Transcribe every line exactly and omit anything that is a picture.
---- Dataset section
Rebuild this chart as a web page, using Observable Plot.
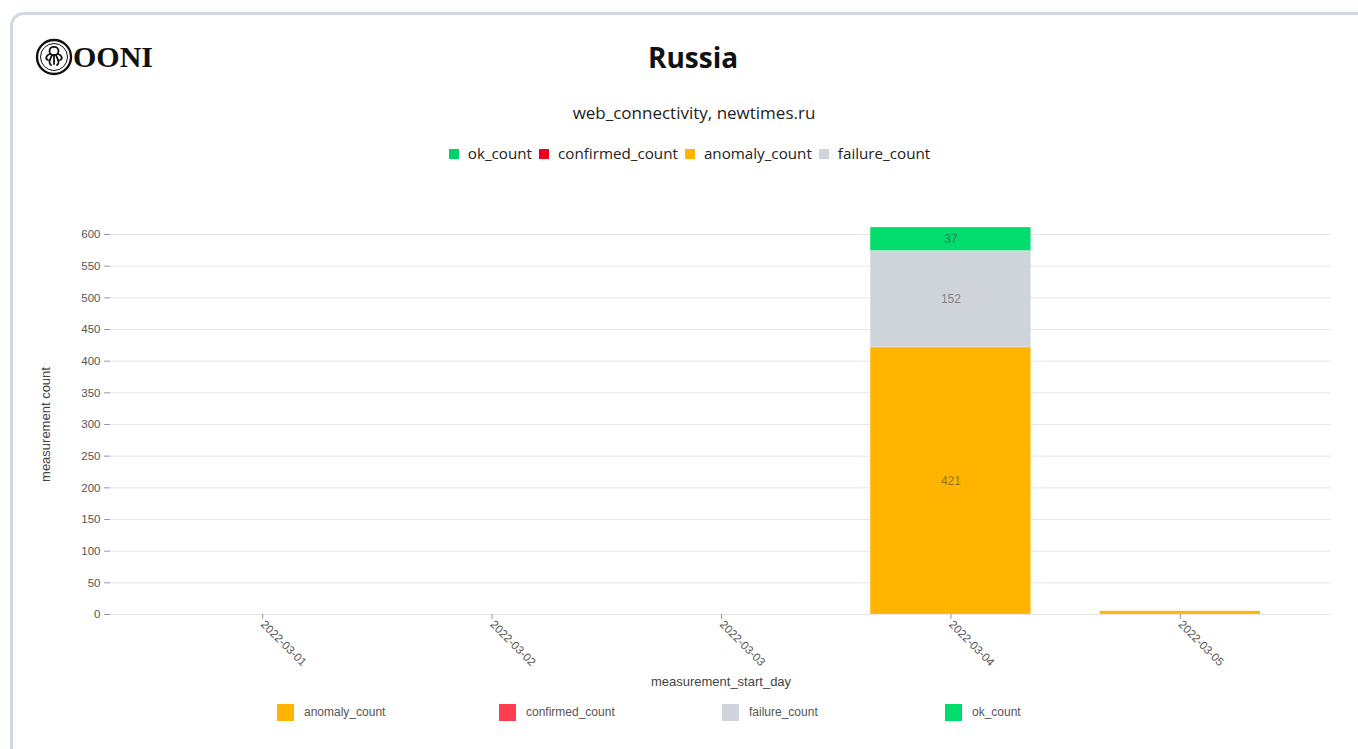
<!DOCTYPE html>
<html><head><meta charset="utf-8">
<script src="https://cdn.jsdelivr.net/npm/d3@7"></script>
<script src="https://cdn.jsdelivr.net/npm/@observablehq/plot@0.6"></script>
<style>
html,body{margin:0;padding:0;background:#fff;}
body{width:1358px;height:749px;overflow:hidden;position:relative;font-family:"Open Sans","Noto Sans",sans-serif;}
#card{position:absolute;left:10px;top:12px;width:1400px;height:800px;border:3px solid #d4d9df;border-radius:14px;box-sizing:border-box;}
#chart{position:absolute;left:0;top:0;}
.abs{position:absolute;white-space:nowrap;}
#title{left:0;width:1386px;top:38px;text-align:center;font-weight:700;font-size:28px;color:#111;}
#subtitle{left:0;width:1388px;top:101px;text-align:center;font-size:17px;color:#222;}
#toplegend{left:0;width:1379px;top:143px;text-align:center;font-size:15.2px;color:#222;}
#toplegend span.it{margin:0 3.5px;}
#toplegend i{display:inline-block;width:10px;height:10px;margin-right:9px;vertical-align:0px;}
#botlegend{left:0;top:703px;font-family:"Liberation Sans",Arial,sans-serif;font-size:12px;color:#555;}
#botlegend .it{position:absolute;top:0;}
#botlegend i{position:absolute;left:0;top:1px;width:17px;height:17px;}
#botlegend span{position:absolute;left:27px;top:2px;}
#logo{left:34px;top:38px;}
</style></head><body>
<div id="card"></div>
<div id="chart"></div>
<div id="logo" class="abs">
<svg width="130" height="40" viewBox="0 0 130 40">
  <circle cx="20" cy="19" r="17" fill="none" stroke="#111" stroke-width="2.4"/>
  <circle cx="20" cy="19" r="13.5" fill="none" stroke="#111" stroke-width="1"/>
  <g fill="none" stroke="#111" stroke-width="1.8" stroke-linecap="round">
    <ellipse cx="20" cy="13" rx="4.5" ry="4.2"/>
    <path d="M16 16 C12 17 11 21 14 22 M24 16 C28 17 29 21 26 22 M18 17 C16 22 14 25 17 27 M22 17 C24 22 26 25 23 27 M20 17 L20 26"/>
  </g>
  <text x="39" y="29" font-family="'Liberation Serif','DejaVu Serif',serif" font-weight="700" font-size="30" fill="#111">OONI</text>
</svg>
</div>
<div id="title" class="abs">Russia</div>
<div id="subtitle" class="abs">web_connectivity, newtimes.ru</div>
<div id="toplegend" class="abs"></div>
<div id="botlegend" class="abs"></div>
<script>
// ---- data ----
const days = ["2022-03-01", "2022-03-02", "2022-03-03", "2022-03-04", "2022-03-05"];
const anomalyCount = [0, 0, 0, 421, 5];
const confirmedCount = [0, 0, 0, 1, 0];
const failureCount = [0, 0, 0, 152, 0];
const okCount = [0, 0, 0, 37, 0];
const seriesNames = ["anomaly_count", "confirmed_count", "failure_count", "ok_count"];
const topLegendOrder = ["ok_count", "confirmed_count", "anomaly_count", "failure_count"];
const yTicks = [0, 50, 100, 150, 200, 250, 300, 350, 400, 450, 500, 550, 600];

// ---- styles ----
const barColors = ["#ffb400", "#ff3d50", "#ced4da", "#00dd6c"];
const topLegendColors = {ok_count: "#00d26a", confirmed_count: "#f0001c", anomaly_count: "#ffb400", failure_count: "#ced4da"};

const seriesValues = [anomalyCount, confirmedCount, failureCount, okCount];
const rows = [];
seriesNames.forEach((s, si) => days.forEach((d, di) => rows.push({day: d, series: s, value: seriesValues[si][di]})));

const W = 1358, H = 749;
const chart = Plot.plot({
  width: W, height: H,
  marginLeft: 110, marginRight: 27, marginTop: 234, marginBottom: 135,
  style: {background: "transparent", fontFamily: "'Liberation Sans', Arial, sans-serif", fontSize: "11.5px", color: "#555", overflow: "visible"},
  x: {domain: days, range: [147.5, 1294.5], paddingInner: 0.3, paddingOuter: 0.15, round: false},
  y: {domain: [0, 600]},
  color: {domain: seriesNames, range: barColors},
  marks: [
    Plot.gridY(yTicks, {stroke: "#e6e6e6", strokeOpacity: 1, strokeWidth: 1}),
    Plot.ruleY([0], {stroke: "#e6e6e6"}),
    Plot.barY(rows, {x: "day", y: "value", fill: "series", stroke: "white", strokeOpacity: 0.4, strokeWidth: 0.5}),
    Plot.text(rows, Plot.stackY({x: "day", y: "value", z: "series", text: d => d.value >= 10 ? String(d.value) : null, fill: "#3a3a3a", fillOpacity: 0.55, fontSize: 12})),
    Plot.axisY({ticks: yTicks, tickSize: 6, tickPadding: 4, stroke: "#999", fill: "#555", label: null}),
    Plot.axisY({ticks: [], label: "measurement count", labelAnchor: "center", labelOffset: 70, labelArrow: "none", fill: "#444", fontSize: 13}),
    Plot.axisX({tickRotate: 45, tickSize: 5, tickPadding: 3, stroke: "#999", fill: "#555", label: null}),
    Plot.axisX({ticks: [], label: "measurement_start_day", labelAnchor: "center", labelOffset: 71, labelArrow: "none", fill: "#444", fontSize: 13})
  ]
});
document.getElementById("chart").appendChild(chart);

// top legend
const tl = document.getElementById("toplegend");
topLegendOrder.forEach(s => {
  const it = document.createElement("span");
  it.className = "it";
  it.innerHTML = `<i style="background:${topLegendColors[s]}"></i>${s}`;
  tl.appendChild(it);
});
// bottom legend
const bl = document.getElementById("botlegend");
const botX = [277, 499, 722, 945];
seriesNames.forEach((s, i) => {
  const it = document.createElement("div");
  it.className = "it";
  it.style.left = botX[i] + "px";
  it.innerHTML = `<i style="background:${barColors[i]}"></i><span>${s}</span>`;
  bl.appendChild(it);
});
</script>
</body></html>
--------
- Finished task -
Rebuild this chart as a web page, using Observable Plot.
<!DOCTYPE html>
<html><head><meta charset="utf-8">
<script src="https://cdn.jsdelivr.net/npm/d3@7"></script>
<script src="https://cdn.jsdelivr.net/npm/@observablehq/plot@0.6"></script>
<style>
html,body{margin:0;padding:0;background:#fff;}
body{width:1358px;height:749px;overflow:hidden;position:relative;font-family:"Open Sans","Noto Sans",sans-serif;}
#card{position:absolute;left:10px;top:12px;width:1400px;height:800px;border:3px solid #d4d9df;border-radius:14px;box-sizing:border-box;}
#chart{position:absolute;left:0;top:0;}
.abs{position:absolute;white-space:nowrap;}
#title{left:0;width:1386px;top:38px;text-align:center;font-weight:700;font-size:28px;color:#111;}
#subtitle{left:0;width:1388px;top:101px;text-align:center;font-size:17px;color:#222;}
#toplegend{left:0;width:1379px;top:143px;text-align:center;font-size:15.2px;color:#222;}
#toplegend span.it{margin:0 3.5px;}
#toplegend i{display:inline-block;width:10px;height:10px;margin-right:9px;vertical-align:0px;}
#botlegend{left:0;top:703px;font-family:"Liberation Sans",Arial,sans-serif;font-size:12px;color:#555;}
#botlegend .it{position:absolute;top:0;}
#botlegend i{position:absolute;left:0;top:1px;width:17px;height:17px;}
#botlegend span{position:absolute;left:27px;top:2px;}
#logo{left:34px;top:38px;}
</style></head><body>
<div id="card"></div>
<div id="chart"></div>
<div id="logo" class="abs">
<svg width="130" height="40" viewBox="0 0 130 40">
  <circle cx="20" cy="19" r="17" fill="none" stroke="#111" stroke-width="2.4"/>
  <circle cx="20" cy="19" r="13.5" fill="none" stroke="#111" stroke-width="1"/>
  <g fill="none" stroke="#111" stroke-width="1.8" stroke-linecap="round">
    <ellipse cx="20" cy="13" rx="4.5" ry="4.2"/>
    <path d="M16 16 C12 17 11 21 14 22 M24 16 C28 17 29 21 26 22 M18 17 C16 22 14 25 17 27 M22 17 C24 22 26 25 23 27 M20 17 L20 26"/>
  </g>
  <text x="39" y="29" font-family="'Liberation Serif','DejaVu Serif',serif" font-weight="700" font-size="30" fill="#111">OONI</text>
</svg>
</div>
<div id="title" class="abs">Russia</div>
<div id="subtitle" class="abs">web_connectivity, newtimes.ru</div>
<div id="toplegend" class="abs"></div>
<div id="botlegend" class="abs"></div>
<script>
// ---- data ----
const days = ["2022-03-01", "2022-03-02", "2022-03-03", "2022-03-04", "2022-03-05"];
const anomalyCount = [0, 0, 0, 421, 5];
const confirmedCount = [0, 0, 0, 1, 0];
const failureCount = [0, 0, 0, 152, 0];
const okCount = [0, 0, 0, 37, 0];
const seriesNames = ["anomaly_count", "confirmed_count", "failure_count", "ok_count"];
const topLegendOrder = ["ok_count", "confirmed_count", "anomaly_count", "failure_count"];
const yTicks = [0, 50, 100, 150, 200, 250, 300, 350, 400, 450, 500, 550, 600];

// ---- styles ----
const barColors = ["#ffb400", "#ff3d50", "#ced4da", "#00dd6c"];
const topLegendColors = {ok_count: "#00d26a", confirmed_count: "#f0001c", anomaly_count: "#ffb400", failure_count: "#ced4da"};

const seriesValues = [anomalyCount, confirmedCount, failureCount, okCount];
const rows = [];
seriesNames.forEach((s, si) => days.forEach((d, di) => rows.push({day: d, series: s, value: seriesValues[si][di]})));

const W = 1358, H = 749;
const chart = Plot.plot({
  width: W, height: H,
  marginLeft: 110, marginRight: 27, marginTop: 234, marginBottom: 135,
  style: {background: "transparent", fontFamily: "'Liberation Sans', Arial, sans-serif", fontSize: "11.5px", color: "#555", overflow: "visible"},
  x: {domain: days, range: [147.5, 1294.5], paddingInner: 0.3, paddingOuter: 0.15, round: false},
  y: {domain: [0, 600]},
  color: {domain: seriesNames, range: barColors},
  marks: [
    Plot.gridY(yTicks, {stroke: "#e6e6e6", strokeOpacity: 1, strokeWidth: 1}),
    Plot.ruleY([0], {stroke: "#e6e6e6"}),
    Plot.barY(rows, {x: "day", y: "value", fill: "series", stroke: "white", strokeOpacity: 0.4, strokeWidth: 0.5}),
    Plot.text(rows, Plot.stackY({x: "day", y: "value", z: "series", text: d => d.value >= 10 ? String(d.value) : null, fill: "#3a3a3a", fillOpacity: 0.55, fontSize: 12})),
    Plot.axisY({ticks: yTicks, tickSize: 6, tickPadding: 4, stroke: "#999", fill: "#555", label: null}),
    Plot.axisY({ticks: [], label: "measurement count", labelAnchor: "center", labelOffset: 70, labelArrow: "none", fill: "#444", fontSize: 13}),
    Plot.axisX({tickRotate: 45, tickSize: 5, tickPadding: 3, stroke: "#999", fill: "#555", label: null}),
    Plot.axisX({ticks: [], label: "measurement_start_day", labelAnchor: "center", labelOffset: 71, labelArrow: "none", fill: "#444", fontSize: 13})
  ]
});
document.getElementById("chart").appendChild(chart);

// top legend
const tl = document.getElementById("toplegend");
topLegendOrder.forEach(s => {
  const it = document.createElement("span");
  it.className = "it";
  it.innerHTML = `<i style="background:${topLegendColors[s]}"></i>${s}`;
  tl.appendChild(it);
});
// bottom legend
const bl = document.getElementById("botlegend");
const botX = [277, 499, 722, 945];
seriesNames.forEach((s, i) => {
  const it = document.createElement("div");
  it.className = "it";
  it.style.left = botX[i] + "px";
  it.innerHTML = `<i style="background:${barColors[i]}"></i><span>${s}</span>`;
  bl.appendChild(it);
});
</script>
</body></html>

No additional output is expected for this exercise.